HOME THEATER & SOUND -- Movie Review

The Orphanage
***˝
reviewed by Rad Bennett


Photo © Christal Films

If you want easy answers and a linear plot, The Orphanage might not be for you. But if you enjoyed the ambiguity and enveloping style of The Haunting, The Innocents, and, most recently, The Others, this film will satisfy your yearning for an intelligent ghost story. It also has a lot of heart. At its end, I shed a tear or two.

But its ending is not a conclusion. The film can be interpreted in at least two different ways: literally, or as the dream-fantasy of one of its leading characters. Like every great ghost story, its apparently reasonable ending remains open to speculation, and The Orphanage is one of the best of the genre, in the same league as the aforementioned classics.
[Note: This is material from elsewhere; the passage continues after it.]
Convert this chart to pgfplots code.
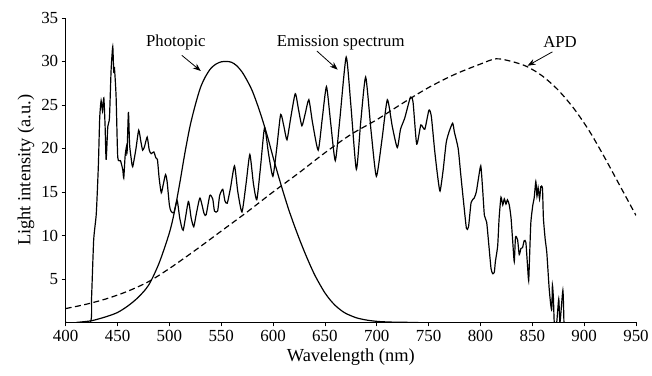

The film begins 30 years in the past, when Laura (Bélen Rueda) was a child at a spooky orphanage. Several of the orphans had begun to play a game in which they searched for treasure -- not tons of gold, but the little items that children place in boxes or hide in special places, and which to them are as valuable as a king’s ransom. In the present, the adult Laura and her husband, Carlos (Fernando Cayo), have bought the now-abandoned orphanage and grounds in hopes of making it into a hospice for children, and are living there with their adopted son, Simon (Roger Príncep).

But during the new hospice’s opening party, Simon disappears. Laura searches everywhere for him, even in an abandoned seacoast cave, but to no avail. Despite the lack of any evidence, she feels her son is still alive and continues to search for him, now guided by memories and feelings from 30 years before, when she lived at the orphanage. These moody thoughts often intertwine with the present to add to the mystery.

Much of the time, The Orphanage is downright scary. The old building’s creaks and groans, conveyed in startling 360-degree surround sound, are alone enough to make even an intrepid moviegoer apprehensive. The film’s look contributes to the sense of foreboding with extremely muted colors and an overall color scheme of somber blue-gray. Odd camera angels further unsettle the mood. All of these audio and visual effects raise the audience’s sense of potential danger, then release it in a jolting, violent event that occurs just before the film’s midpoint. This is the only scene that depicts any real gore; the rest of the time, we’re scared by the mere suggestion that we might have to see it again.

The acting is first-rate. Rueda, a popular Spanish television star, balances reality with weird edges in an uncanny, convincing way. Príncep plays Simon as a wide-eyed child whose lonely life is anchored by his fantasies. Geraldine Chaplin makes an appearance, effective but unnecessary to the plot, as Aurora, a medium hired to try to communicate with the missing Simon and thus discover his whereabouts.

The pacing is ideal about 80% of the time. While there was one too many endings for me, overall the script builds steady suspense. Near the end of the film, I suddenly realized that I was strongly identifying with the characters. Director Juan Antonio Bayona has found 101 subtle ways to hook his audience, much as Guillermo del Toro did in Pan’s Labyrinth. In fact, del Toro was the executive producer of The Orphanage, which many have likened to his own award-winning film. But The Orphanage owes far more to the three films mentioned in the first paragraph of this review, while standing on its own as one of the best ghost stories so far filmed in the 21st century.